Com grande resistência, e depois não conseguia ficar grávida. Como conto no livro, chamavam-lhe a Fabíola do Norte. A rainha Sílvia, da Suécia, também não passou bem. O príncipe, Carl Phillip, foi herdeiro ao trono por muito pouco tempo, porque mudaram a lei com efeitos retroativos e Victoria tornou-se a herdeira. O pai ficou tristíssimo e manifestou-se. Na Suécia, por um lado, como na Noruega, as repúblicas não eram fashionable e mudar tudo sai muito mais caro. A monarquia tem aquele tipo de património que pode ser usado no dia-a-dia. Têm tudo, os palácios, os coches, os guardas de honras. Quando eu era chefe do protocolo acusavam-me imenso de pôr cavalos a mais nas visitas de Estado [risos], mas eu dizia que se nós temos os cavalos, os homens, e há a lei das honras militares que diz quantas pessoas devem ir, podemos encolher, mas não estou a fazer nada que seja mal gastar. Tudo tem os seus preceitos na lei. E hoje a República já usa os palácios da monarquia. E bem! O senhor Presidente da República, com imensa sensibilidade, senta-os mais ou menos. Tem-se portado muito bem, porque sempre disse que o senhor duque de Bragança e o senhor cardeal-patriarca, um príncipe eleitor de outro Estado, pode sair eleito, e Portugal não tem qualquer categoria, é uma simples cortesia. No outro dia vieram os Príncipes da Bélgica e convidou-os e a outras primas, as filhas da princesa Teté, a princesa Teresa de Orleães.
Diz que Espanha é a monarquia com a vida mais difícil no futuro. Porquê?

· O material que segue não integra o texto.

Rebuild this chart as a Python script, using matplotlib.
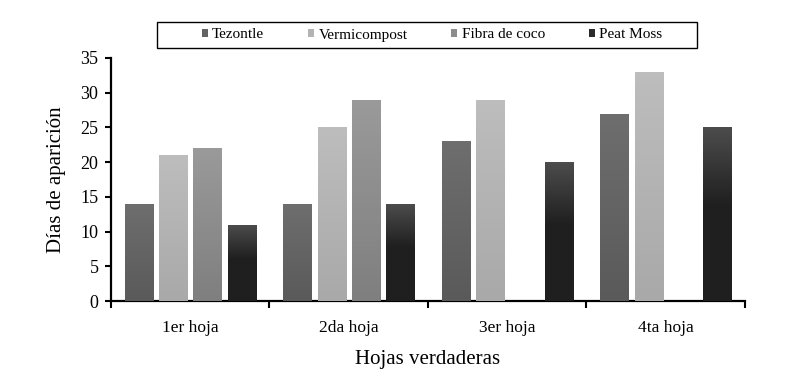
import numpy as np
import matplotlib
matplotlib.use("Agg")
import matplotlib.pyplot as plt
from matplotlib.patches import Patch, Rectangle
from matplotlib.colors import LinearSegmentedColormap

plt.rcParams['font.family'] = ['Liberation Serif', 'DejaVu Serif']

categories = ["1er hoja", "2da hoja", "3er hoja", "4ta hoja"]
series = ["Tezontle", "Vermicompost", "Fibra de coco", "Peat Moss"]
tezontle = [14, 14, 23, 27]
vermicompost = [21, 25, 29, 33]
fibra = [22, 29, 0, 0]
peat = [11, 14, 20, 25]
values = [tezontle, vermicompost, fibra, peat]

top_colors = ["#6e6e6e", "#bdbdbd", "#9a9a9a", "#4c4c4c"]
bot_colors = ["#5a5a5a", "#a9a9a9", "#7f7f7f", "#1f1f1f"]
mid_colors = ["#636363", "#b3b3b3", "#8c8c8c", "#2a2a2a"]

W, H = 791, 379
fig = plt.figure(figsize=(W / 100, H / 100), dpi=100)
ax = fig.add_axes([0.1403, 0.2058, 0.8015, 0.6412])

x = np.arange(len(categories))
step = 0.216
width = 0.177
for i, (vals, s) in enumerate(zip(values, series)):
    bars = ax.bar(x + (i - 1.5) * step, vals, width, color=mid_colors[i], zorder=2, label=s)
    if i == 3:
        cmap = LinearSegmentedColormap.from_list("g", [(0, bot_colors[i]), (0.55, bot_colors[i]), (1, top_colors[i])])
    else:
        cmap = LinearSegmentedColormap.from_list("g", [bot_colors[i], top_colors[i]])
    for b in bars:
        h = b.get_height()
        if h <= 0:
            continue
        x0 = b.get_x()
        grad = np.linspace(0, 1, 64).reshape(-1, 1)
        im = ax.imshow(grad, cmap=cmap, origin="lower", aspect="auto",
                       extent=(x0, x0 + b.get_width(), 0, h), zorder=3)
        im.set_clip_path(b)

ax.set_xlim(-0.5, 3.5)
ax.set_ylim(0, 35)
ax.set_yticks(np.arange(0, 36, 5))
ax.set_xticks(np.arange(-0.5, 4.0, 1.0))
ax.set_xticklabels([])
ax.set_xticks(x, minor=True)
ax.set_xticklabels(categories, minor=True)
ax.tick_params(axis='x', which='minor', length=0, pad=14, labelsize=12.5)
ax.tick_params(axis='x', which='major', length=5, width=1.5, direction='out')
ax.tick_params(axis='y', length=4, width=1.5, direction='out', pad=5, labelsize=13)

for s in ['top', 'right']:
    ax.spines[s].set_visible(False)
for s in ['left', 'bottom']:
    ax.spines[s].set_linewidth(1.6)
    ax.spines[s].set_color('black')

ax.set_xlabel("Hojas verdaderas", fontsize=15, labelpad=10)
ax.set_ylabel("Días de aparición", fontsize=15, labelpad=10)

handles = [Patch(facecolor=mid_colors[i], edgecolor='none') for i in range(4)]
leg = fig.legend(handles, series, loc='center left', bbox_to_anchor=(201.7 / W, 1 - 35 / H), ncol=4,
                 fontsize=11, frameon=False,
                 handlelength=0.39, handleheight=0.39, handletextpad=0.3,
                 columnspacing=2.86, borderpad=0, borderaxespad=0)
fig.add_artist(Rectangle((157 / W, 1 - 48 / H), 540 / W, 26 / H, transform=fig.transFigure,
                         facecolor='none', edgecolor='black', linewidth=1.0))

fig.savefig("out.png", dpi=100)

Porque temos vivido até agora com bipartidarismo, como em Portugal. Agora vivemos uma fragmentação - Podemos, Ciudadanos, separatismos, os independentismos catalães, republicanos de base. Tivemos uma certa culpa. Em 1640, preferiram ir abafar a revolta na Catalunha, destes que são ricos e produtivos, os portugueses já lá vai, conseguimos ficar independentes. Desde então, eles estão mal na sua pele. Contestam os títulos do rei de Espanha, os principados. É uma Coroa frágil e nova. Voltaram por vontade de Franco, que saltou um dos elos, o conde de Barcelona [D. Juan], mas sempre com aquela ideia galega de não ter a certeza. E tinha uma série de outros pretendentes ao trono. Até casou uma neta com o duque de Cádis. Podia mudar de vontade. Veio D. Juan Carlos, que sofreu muito, era pequenino, em Espanha. O ambiente era agreste, ele gostava das irmãs, dos amigos. Sacrificou-se muito. Hoje como arranjamos um consenso? O que eu penso - fui cinco anos secretário da embaixada de Madrid - é que não estamos longe de alguém, por uma associação parlamentar, pedir um referendo entre democracia e república. São os espanhóis muito monárquicos? Não. São juancarlistas, os que gostavam do rei - que não são estes novos, que já nasceram em democracia, nunca houve golpes de Estado.
Guilherme da Holanda, que tomou posse em 2013, quando era embaixador, tornou-se popular. Era visto como demasiado folião.
Máxima tem ajudado imenso. E se olhamos para a Bélgica, a rainha tem sido fundamental naquele regime. As mulheres têm tido uma grande influência.
E preparamo-nos para uma Europa em que reinam as mulheres.
É. Espanha, Bélgica, Holanda, Noruega, Suécia, por duas vezes. É l'air du temps.
Qual acha que é a casa real europeia mais vital, uma monarquia muito sólida?
Vejo a holandesa, mas também a belga. Tem uma grande hipótese, o rei está a mostrar-se e ela, Mathilde, tem tido um papel muito importante. Ele era um homem tímido. Viveu aquele truque da irmã querer ficar com o lugar dele, Philippe estava solteiro e sem filhos. Foi preciso a rainha Fabíola dizer que o rei Balduíno queria que fosse ele o herdeiro. Quando Balduíno morreu, o pai perfilou-se para ser rei. Vivi na Bélgica três anos, e é uma sociedade muito dividida.
O príncipe Carlos, 70 anos, algum dia será rei?
A rainha Isabel II nunca saltará [uma geração]. Nesta última reunião da Commonweatlh, ela preparou o caminho para o filho ser o soberano dos 15 Estados. Mas não a vejo abdicar. Carlos pode ter um reinado curto. A rainha está mais distendida e, apesar das pessoas reais serem treinadas para não mostrarem os sentimentos, no outro dia convidou Meghan Markle para uma viagem no comboio real e aparecia a sorrir.
Os casamentos morganáticos começam com o fim da publicação do Almanaque de Gotha, em 1944.
Pois foi [risos]. Os alemães vão ter de reconstruir as indústrias da publicação. O Almanaque de Gotha era importante para os diplomatas, pois como tinha quadros, os diplomatas faziam informações económicas dos países.